Menurutnya, masalah itu berpangkal pada persoalan kawasan hutan, dan masalah plasma.
Sugianto Sabran meyakini pentingnya kehadiran pengusaha dengan investasi yang dilakukan bersama pemerintah. Sebab, kata Sugianto, hal ini akan mendorong terbukanya lapangan kerja, mengurangi angka kemiskinan, membangun sumber daya manusia (SDM) serta membangun infrastruktur daerah.
"Semua pihak harus mencari solusi. Maka itu, selain diskusi diperlukan langkah riil dalam menyikapi persoalan. Saya ingin pengusaha atau siapa saja yang berinvestasi di Kalteng aman dan nyaman, sehingga berdampak baik bagi pembangunan, juga masyarakat setempat. Termasuk pada segi infrastuktur, kesehatan, pendidikan dan lainnya," kata Sugianto Sabran.
Hadi Sugeng juga meyakini bahwa Gapki mewajibkan anggota-anggotanya taat aturan, beroperasi sesuai dengan kebijakan dan regulasi yang ada.

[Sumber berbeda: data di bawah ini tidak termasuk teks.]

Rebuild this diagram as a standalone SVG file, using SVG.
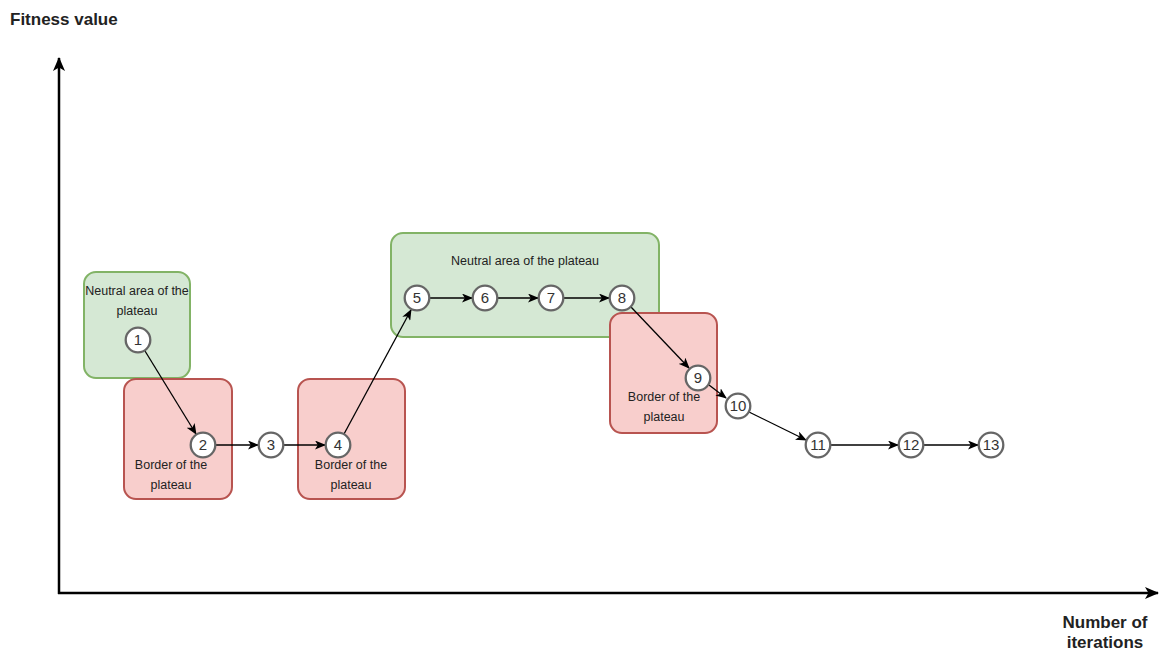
<svg xmlns="http://www.w3.org/2000/svg" width="1164" height="653" viewBox="0 0 1164 653">
<style>
.g{fill:#d5e8d4;stroke:#82b366;stroke-width:2}
.r{fill:#f8cecc;stroke:#b85450;stroke-width:2}
.c{fill:#fff;stroke:#666;stroke-width:2.3}
.t{font-family:"Liberation Sans",Arial,sans-serif;font-size:12.5px;fill:#222;text-anchor:middle}
.n{font-family:"Liberation Sans",Arial,sans-serif;font-size:15px;fill:#333;text-anchor:middle}
.ax{font-family:"Liberation Sans",Arial,sans-serif;font-size:17px;font-weight:bold;fill:#222}
.e{stroke:#000;stroke-width:1.3;fill:none;marker-end:url(#a)}
.axis{stroke:#000;stroke-width:2.5;fill:none;marker-end:url(#b)}
</style>
<defs>
<marker id="a" markerWidth="11" markerHeight="9" refX="10" refY="4.5" orient="auto" markerUnits="userSpaceOnUse"><path d="M0,0 L11,4.5 L0,9 L2.8,4.5 Z" fill="#000"/></marker>
<marker id="b" markerWidth="14" markerHeight="12" refX="13" refY="6" orient="auto" markerUnits="userSpaceOnUse"><path d="M0,0 L14,6 L0,12 L3.5,6 Z" fill="#000"/></marker>
</defs>
<rect width="1164" height="653" fill="#fff"/>
<g id="axes">
<line class="axis" x1="59" y1="594" x2="59" y2="58"/>
<line class="axis" x1="58" y1="593" x2="1158" y2="593"/>
<text class="ax" x="10" y="25">Fitness value</text>
<text class="ax" x="1105" y="628" text-anchor="middle">Number of</text>
<text class="ax" x="1105" y="648" text-anchor="middle">iterations</text>
</g>
<g id="neutral1"><rect class="g" x="84" y="272" width="106" height="106" rx="12"/><text class="t" x="137" y="295">Neutral area of the</text><text class="t" x="137" y="315">plateau</text></g>
<g id="border1"><rect class="r" x="124" y="379" width="108" height="120" rx="12"/><text class="t" x="171" y="469">Border of the</text><text class="t" x="171" y="489">plateau</text></g>
<g id="border2"><rect class="r" x="298" y="379" width="107" height="120" rx="12"/><text class="t" x="351" y="469">Border of the</text><text class="t" x="351" y="489">plateau</text></g>
<g id="neutral2"><rect class="g" x="391" y="233" width="268" height="104" rx="12"/><text class="t" x="525" y="265">Neutral area of the plateau</text></g>
<g id="border3"><rect class="r" x="610" y="313" width="107" height="120" rx="12"/><text class="t" x="664" y="401">Border of the</text><text class="t" x="664" y="421">plateau</text></g>
<g id="connectors">
<line class="e" x1="145" y1="351" x2="196" y2="434"/>
<line class="e" x1="216" y1="445" x2="258" y2="445"/>
<line class="e" x1="284" y1="445" x2="325" y2="445"/>
<line class="e" x1="344" y1="434" x2="411" y2="310"/>
<line class="e" x1="430" y1="298" x2="472" y2="298"/>
<line class="e" x1="498" y1="298" x2="538" y2="298"/>
<line class="e" x1="564" y1="298" x2="609" y2="298"/>
<line class="e" x1="631" y1="307" x2="689" y2="368"/>
<line class="e" x1="709" y1="385" x2="726" y2="398"/>
<line class="e" x1="749" y1="412" x2="806" y2="440"/>
<line class="e" x1="831" y1="445" x2="898" y2="445"/>
<line class="e" x1="924" y1="445" x2="978" y2="445"/>
</g>
<g id="n1"><circle class="c" cx="138" cy="340" r="12.3"/><text class="n" x="138" y="345">1</text></g>
<g id="n2"><circle class="c" cx="203" cy="445" r="12.3"/><text class="n" x="203" y="450">2</text></g>
<g id="n3"><circle class="c" cx="271" cy="445" r="12.3"/><text class="n" x="271" y="450">3</text></g>
<g id="n4"><circle class="c" cx="338" cy="445" r="12.3"/><text class="n" x="338" y="450">4</text></g>
<g id="n5"><circle class="c" cx="417" cy="298" r="12.3"/><text class="n" x="417" y="303">5</text></g>
<g id="n6"><circle class="c" cx="485" cy="298" r="12.3"/><text class="n" x="485" y="303">6</text></g>
<g id="n7"><circle class="c" cx="551" cy="298" r="12.3"/><text class="n" x="551" y="303">7</text></g>
<g id="n8"><circle class="c" cx="622" cy="298" r="12.3"/><text class="n" x="622" y="303">8</text></g>
<g id="n9"><circle class="c" cx="698" cy="378" r="12.3"/><text class="n" x="698" y="383">9</text></g>
<g id="n10"><circle class="c" cx="738" cy="406" r="12.3"/><text class="n" x="738" y="411">10</text></g>
<g id="n11"><circle class="c" cx="818" cy="445" r="12.3"/><text class="n" x="818" y="450">11</text></g>
<g id="n12"><circle class="c" cx="911" cy="445" r="12.3"/><text class="n" x="911" y="450">12</text></g>
<g id="n13"><circle class="c" cx="991" cy="445" r="12.3"/><text class="n" x="991" y="450">13</text></g>
</svg>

Penegakan hukum ini, menurutnya, menjamin keamanan berusaha dan berinvestasi dalam industri perkebunan kelapa sawit. "Semua persoalan harus diselesaikan, sesuai dengan ranah hukum dan perundang-undangan, tidak menyimpang. Kami terus melangkah sesuai aturan dan regulasi. Penegakan hukum harus dijalankan," ujar Hadi Sugeng.